Trump dropped the issue, however reluctantly, during the presidential campaign. Arpaio did not, and has not to this day.

“Why don’t you come down and look at all the evidence I have?” he said, hinting at some trove that not even Alex Jones has managed to unearth. “Let’s see the real birth certificate.”

Obama did produce his real birth certificate, many years ago, but that seems beside the point.

“I’m not a conspiracy guy. I’m not stupid,” Arpaio said with a somewhat touching hint of self-awareness. He then launched into an explanation about how he is a victim of the Clinton political machine, an explanation that includes the dossier of compromising Trump information compiled by the former British intelligence agent Christopher Steele and the law firm Perkins Coie, which paid for part of Steele’s work.

Then-Republican presidential candidate Donald Trump is joined by Joe Arpaio, the sheriff of metro Phoenix, at a campaign event in Marshalltown, Iowa in January, 2016. (Photo: Mary Altaffer/AP)
Then-presidential candidate Donald Trump with Arpaio at a campaign event in January 2016. (Photo: Mary Altaffer/AP)
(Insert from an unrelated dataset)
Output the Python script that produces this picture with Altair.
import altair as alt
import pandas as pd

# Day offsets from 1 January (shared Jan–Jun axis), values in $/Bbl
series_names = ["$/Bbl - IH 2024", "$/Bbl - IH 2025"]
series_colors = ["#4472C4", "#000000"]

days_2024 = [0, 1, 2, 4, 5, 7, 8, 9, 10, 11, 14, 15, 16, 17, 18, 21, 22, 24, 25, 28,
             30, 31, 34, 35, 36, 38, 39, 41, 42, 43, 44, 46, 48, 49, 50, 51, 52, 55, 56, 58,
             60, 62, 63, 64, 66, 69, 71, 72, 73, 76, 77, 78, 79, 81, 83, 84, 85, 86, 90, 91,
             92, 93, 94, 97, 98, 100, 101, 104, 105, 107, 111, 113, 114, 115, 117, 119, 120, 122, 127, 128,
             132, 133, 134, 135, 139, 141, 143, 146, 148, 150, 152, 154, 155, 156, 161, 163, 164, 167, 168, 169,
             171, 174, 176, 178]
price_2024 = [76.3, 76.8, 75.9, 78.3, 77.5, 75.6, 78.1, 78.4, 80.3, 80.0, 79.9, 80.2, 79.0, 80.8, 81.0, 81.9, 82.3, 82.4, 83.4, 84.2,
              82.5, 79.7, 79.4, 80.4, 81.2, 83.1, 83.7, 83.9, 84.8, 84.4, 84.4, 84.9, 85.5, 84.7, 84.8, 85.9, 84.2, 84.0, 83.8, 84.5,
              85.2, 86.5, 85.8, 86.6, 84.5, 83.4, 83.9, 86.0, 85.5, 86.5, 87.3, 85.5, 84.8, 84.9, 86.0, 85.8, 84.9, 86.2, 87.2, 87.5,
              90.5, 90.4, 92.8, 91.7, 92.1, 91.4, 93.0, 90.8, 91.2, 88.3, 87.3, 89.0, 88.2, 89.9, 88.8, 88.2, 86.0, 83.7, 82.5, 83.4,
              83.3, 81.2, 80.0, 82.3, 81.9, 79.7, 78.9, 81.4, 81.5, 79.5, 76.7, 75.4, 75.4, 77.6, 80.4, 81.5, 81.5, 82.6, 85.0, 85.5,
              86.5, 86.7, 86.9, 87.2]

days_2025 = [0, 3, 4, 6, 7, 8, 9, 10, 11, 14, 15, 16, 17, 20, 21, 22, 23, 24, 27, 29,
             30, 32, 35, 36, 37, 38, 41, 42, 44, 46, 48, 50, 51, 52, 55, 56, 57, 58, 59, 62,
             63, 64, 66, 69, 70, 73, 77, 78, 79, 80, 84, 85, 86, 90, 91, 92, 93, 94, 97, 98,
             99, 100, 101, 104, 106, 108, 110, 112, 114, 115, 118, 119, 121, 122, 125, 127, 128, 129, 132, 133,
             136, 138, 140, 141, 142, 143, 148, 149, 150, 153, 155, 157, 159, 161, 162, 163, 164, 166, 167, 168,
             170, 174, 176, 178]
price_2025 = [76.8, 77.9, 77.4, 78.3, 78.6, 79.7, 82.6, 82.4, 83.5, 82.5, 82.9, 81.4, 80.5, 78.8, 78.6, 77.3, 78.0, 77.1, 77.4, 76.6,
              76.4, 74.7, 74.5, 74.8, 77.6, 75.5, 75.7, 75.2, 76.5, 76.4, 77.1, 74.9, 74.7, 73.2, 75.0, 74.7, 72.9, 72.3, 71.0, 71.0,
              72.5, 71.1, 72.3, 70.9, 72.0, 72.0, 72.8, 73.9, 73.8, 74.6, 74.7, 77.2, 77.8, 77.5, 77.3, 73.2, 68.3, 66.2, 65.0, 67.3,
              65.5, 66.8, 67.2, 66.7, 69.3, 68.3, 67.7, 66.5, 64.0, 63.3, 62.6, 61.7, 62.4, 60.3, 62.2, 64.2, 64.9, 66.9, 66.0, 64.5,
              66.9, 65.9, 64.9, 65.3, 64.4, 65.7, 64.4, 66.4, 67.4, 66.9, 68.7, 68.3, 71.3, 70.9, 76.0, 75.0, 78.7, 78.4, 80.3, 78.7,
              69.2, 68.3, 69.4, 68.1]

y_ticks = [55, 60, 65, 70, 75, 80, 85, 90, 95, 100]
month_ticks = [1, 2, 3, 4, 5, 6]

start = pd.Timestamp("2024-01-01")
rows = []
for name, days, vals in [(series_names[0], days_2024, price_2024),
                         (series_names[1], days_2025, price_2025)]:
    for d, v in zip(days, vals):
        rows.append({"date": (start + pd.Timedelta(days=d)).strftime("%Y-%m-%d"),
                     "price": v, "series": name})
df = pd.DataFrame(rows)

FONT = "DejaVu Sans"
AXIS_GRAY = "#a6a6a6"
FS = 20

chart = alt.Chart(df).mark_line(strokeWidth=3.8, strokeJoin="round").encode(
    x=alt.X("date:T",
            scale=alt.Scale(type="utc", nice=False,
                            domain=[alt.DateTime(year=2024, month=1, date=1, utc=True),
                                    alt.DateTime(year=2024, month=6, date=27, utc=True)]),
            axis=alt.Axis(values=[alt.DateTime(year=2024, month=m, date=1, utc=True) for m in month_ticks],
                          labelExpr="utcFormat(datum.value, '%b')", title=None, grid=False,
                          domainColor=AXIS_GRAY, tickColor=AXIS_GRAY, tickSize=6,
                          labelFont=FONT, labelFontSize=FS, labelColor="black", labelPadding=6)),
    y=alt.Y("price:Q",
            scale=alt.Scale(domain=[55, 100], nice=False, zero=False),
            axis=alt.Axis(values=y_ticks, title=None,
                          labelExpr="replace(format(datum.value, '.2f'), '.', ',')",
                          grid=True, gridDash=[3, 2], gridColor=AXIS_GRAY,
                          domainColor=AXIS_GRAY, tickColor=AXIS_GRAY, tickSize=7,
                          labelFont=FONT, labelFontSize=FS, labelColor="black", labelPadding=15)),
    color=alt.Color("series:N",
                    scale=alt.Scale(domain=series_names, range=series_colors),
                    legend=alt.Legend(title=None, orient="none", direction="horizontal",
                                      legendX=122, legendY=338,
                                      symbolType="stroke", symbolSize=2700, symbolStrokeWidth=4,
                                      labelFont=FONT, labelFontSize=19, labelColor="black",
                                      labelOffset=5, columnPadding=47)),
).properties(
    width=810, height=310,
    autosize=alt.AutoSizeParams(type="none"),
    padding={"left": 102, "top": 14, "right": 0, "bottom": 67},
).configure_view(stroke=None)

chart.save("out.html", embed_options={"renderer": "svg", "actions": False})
“You begin to wonder about corruption and swamps,” Arpaio said, explaining that he is a victim of Perkins Coie too. And also of George Soros, whom he accuses of funding Penzone’s campaign. In fact, Soros gave Penzone $2 million, but Arpaio neglects to mention that he had $12 million at the time, or that Penzone beat him by 10 points. This was no thinnest-of-margins loss that could have credibly kept Arpaio thinking Maricopa County longed for his return.
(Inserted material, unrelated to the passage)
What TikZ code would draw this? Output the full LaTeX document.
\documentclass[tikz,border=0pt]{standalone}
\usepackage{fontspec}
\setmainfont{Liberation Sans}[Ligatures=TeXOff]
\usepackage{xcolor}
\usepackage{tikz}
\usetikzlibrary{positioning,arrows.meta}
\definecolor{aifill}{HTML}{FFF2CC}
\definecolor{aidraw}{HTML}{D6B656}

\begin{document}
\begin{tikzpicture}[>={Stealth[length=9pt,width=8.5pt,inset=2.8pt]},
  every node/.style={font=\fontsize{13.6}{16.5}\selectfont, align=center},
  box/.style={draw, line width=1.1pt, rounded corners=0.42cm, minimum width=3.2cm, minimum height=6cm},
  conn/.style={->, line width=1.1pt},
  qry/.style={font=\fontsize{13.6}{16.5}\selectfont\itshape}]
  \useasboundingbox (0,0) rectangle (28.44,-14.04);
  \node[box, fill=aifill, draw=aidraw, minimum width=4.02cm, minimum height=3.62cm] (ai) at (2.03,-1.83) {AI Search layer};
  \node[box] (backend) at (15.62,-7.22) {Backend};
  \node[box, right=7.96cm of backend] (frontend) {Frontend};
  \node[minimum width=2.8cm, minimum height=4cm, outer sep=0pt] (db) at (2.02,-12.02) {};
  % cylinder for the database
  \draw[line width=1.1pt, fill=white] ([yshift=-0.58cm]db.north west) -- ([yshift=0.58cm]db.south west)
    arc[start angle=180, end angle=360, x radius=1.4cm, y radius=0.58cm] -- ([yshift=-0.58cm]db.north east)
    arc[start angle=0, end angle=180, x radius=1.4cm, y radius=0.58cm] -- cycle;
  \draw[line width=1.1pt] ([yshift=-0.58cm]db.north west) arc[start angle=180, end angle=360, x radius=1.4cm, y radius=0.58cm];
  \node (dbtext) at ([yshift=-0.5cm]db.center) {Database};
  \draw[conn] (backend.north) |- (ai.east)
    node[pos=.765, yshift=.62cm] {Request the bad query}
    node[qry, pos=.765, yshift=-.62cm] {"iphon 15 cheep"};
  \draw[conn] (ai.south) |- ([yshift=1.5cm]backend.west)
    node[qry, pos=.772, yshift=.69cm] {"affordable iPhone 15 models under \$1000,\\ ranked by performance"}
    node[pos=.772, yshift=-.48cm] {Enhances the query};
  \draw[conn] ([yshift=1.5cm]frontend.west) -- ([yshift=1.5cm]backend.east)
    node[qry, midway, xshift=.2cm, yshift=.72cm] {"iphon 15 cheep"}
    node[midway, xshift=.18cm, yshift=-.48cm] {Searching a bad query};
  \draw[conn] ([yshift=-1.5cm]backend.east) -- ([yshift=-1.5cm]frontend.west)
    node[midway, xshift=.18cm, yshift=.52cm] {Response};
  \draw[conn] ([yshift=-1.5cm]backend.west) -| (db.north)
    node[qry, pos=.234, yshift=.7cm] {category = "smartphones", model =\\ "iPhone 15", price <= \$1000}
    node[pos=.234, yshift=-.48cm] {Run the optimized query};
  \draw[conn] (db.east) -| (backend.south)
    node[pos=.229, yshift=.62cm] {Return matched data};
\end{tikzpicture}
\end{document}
In case that was at all ambiguous, he finished last in 2018’s three-person Republican primary for the U.S. Senate.

And yet Trump and Arpaio recently met at a hotel in Phoenix, and though Arpaio wouldn’t say what the meeting was about, he announced his desire to run for Maricopa sheriff once more shortly after that meeting. The White House would not say whether Trump will endorse him.

As for Arpaio, he remains a true believer, his faith unshaken by anything that has transpired over the last two years. “That wall should be up there to the moon,” he said of Trump’s long-promised wall along the U.S.-Mexican border. At the same time, he seems to show some hesitation about Trump’s policy of separating children from their families. “It’s sad to separate families,” he conceded. The concession is small, but significant coming from the self-proclaimed America’s toughest sheriff. Not that he blames Trump for those images of children in cages. “Why isn’t Congress doing something?” he wondered.
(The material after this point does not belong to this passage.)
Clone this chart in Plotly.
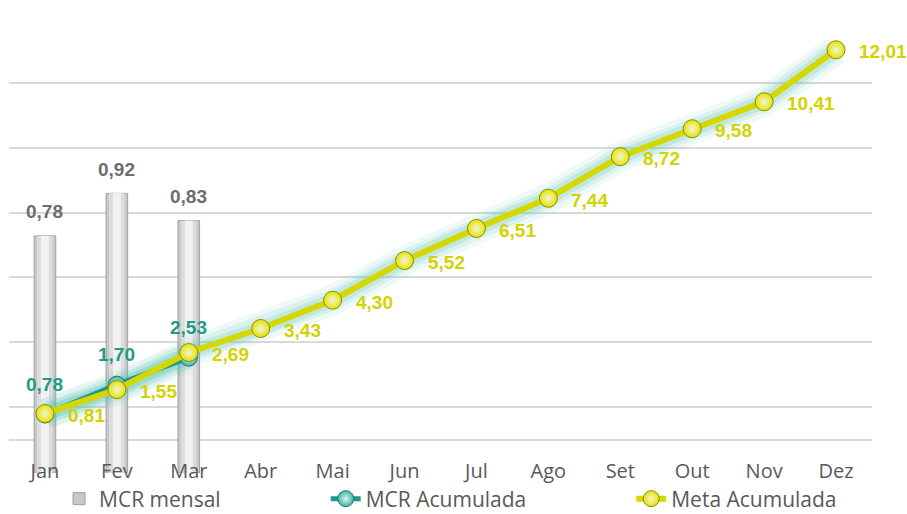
import plotly.graph_objects as go

months = ["Jan", "Fev", "Mar", "Abr", "Mai", "Jun", "Jul", "Ago", "Set", "Out", "Nov", "Dez"]
mcr_mensal = [0.78, 0.92, 0.83]
mcr_acum = [0.78, 1.70, 2.53]
meta_acum = [0.81, 1.55, 2.69, 3.43, 4.30, 5.52, 6.51, 7.44, 8.72, 9.58, 10.41, 12.01]

def fmt(v):
    return f"{v:.2f}".replace(".", ",")

LABEL_FONT = "Liberation Sans, Arial, sans-serif"
TEXT_FONT = "Open Sans, sans-serif"
YEL = "#d5d800"
YEL_TXT = "#d3d300"
TEAL = "#21998a"
TEAL_TXT = "#1f9a86"
GRID = "#d9d9d9"

fig = go.Figure()

# Bars (MCR mensal) on primary axis, layered for a cylinder-like shading
bm = months[:len(mcr_mensal)]
fig.add_trace(go.Bar(x=bm, y=mcr_mensal, width=0.30, name="MCR mensal",
                     marker=dict(color="#c8c8c8", line=dict(color="#a0a0a0", width=1)),
                     yaxis="y", legendgroup="b", showlegend=True, legend="legend"))
fig.add_trace(go.Bar(x=bm, y=mcr_mensal, width=0.22, marker=dict(color="#dcdcdc", line=dict(width=0)),
                     yaxis="y", legendgroup="b", showlegend=False, hoverinfo="skip"))
fig.add_trace(go.Bar(x=bm, y=mcr_mensal, width=0.11, marker=dict(color="#f2f2f2", line=dict(width=0)),
                     yaxis="y", legendgroup="b", showlegend=False, hoverinfo="skip"))

# Glow behind lines
for w, op in [(30, 0.09), (21, 0.13), (14, 0.20)]:
    fig.add_trace(go.Scatter(x=months, y=meta_acum, mode="lines", yaxis="y2",
                             line=dict(color="#5cc4b4", width=w), opacity=op,
                             showlegend=False, hoverinfo="skip"))
    fig.add_trace(go.Scatter(x=months[:len(mcr_acum)], y=mcr_acum, mode="lines", yaxis="y2",
                             line=dict(color="#5cc4b4", width=w), opacity=op,
                             showlegend=False, hoverinfo="skip"))

# MCR Acumulada
fig.add_trace(go.Scatter(x=months[:len(mcr_acum)], y=mcr_acum, mode="lines+markers", yaxis="y2",
                         name="MCR Acumulada", legend="legend2",
                         line=dict(color=TEAL, width=5),
                         marker=dict(size=17, color="#3fb3a6",
                                     gradient=dict(type="radial", color="#d8f4f2"),
                                     line=dict(color="#1a7a6e", width=1))))
# Meta Acumulada
fig.add_trace(go.Scatter(x=months, y=meta_acum, mode="lines+markers", yaxis="y2",
                         name="Meta Acumulada", legend="legend3",
                         line=dict(color=YEL, width=6),
                         marker=dict(size=18, color="#e2e400",
                                     gradient=dict(type="radial", color="#f4f4d8"),
                                     line=dict(color="#8e8c00", width=1))))

ann = []
for m, v in zip(bm, mcr_mensal):
    ann.append(dict(x=m, y=v, xref="x", yref="y", text=fmt(v), showarrow=False,
                    yshift=24, font=dict(family=LABEL_FONT, size=19, color="#6d6d6d", weight="bold")))
for m, v in zip(months, mcr_acum):
    ann.append(dict(x=m, y=v, xref="x", yref="y2", text=fmt(v), showarrow=False,
                    yshift=30, font=dict(family=LABEL_FONT, size=19, color=TEAL_TXT, weight="bold")))
for m, v in zip(months, meta_acum):
    ann.append(dict(x=m, y=v, xref="x", yref="y2", text=fmt(v), showarrow=False,
                    xanchor="left", xshift=21, yshift=-2,
                    font=dict(family=LABEL_FONT, size=19, color=YEL_TXT, weight="bold")))

legend_common = dict(orientation="h", y=-0.057, yanchor="middle", xanchor="left",
                     bgcolor="rgba(0,0,0,0)",
                     font=dict(family=TEXT_FONT, size=21, color="#595959"))

fig.update_layout(
    width=907, height=514,
    margin=dict(l=9, r=35, t=17, b=41, autoexpand=False),
    paper_bgcolor="white", plot_bgcolor="white",
    barmode="overlay",
    showlegend=True,
    annotations=ann,
    xaxis=dict(categoryorder="array", categoryarray=months, range=[-0.5, 11.5],
               showgrid=False, showline=False, zeroline=False, ticks="",
               anchor="free", position=0.035, automargin=False,
               tickfont=dict(family=TEXT_FONT, size=20, color="#595959")),
    yaxis=dict(range=[0, 1.5], visible=False, showgrid=False, fixedrange=True),
    yaxis2=dict(range=[-1.02, 13.02], overlaying="y", side="right",
                tick0=-1, dtick=2, showgrid=True, gridcolor=GRID, gridwidth=1.5,
                zeroline=True, zerolinecolor=GRID, zerolinewidth=1.5,
                showticklabels=False, ticks="", showline=False, automargin=False),
    legend=dict(x=0.058, **legend_common),
    legend2=dict(x=0.367, **legend_common),
    legend3=dict(x=0.721, **legend_common),
)

fig.write_html("out.html", config={"displayModeBar": False},
               post_script="document.body.style.margin='0';document.body.style.overflow='hidden';")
And lest you call him a racist, Arpaio wants you to know that he has “grandkids with certain racial backgrounds, OK?” He means that they are Hispanic. And even Arpaio, the man who put prisoners in pink underwear, longs for a time of greater civility. “I got more done with blueberry pie and whiskey than with the big stick,” he said of working with Mexican authorities in the 1970s.

But in this age of deep political division, of accusation and recrimination, no amount of whiskey is going to convince Arpaio’s opponents that he has anything but malicious motives. But he is not done yet, drinking his olive oil, yearning to return to the desert, where he could once do as he pleased.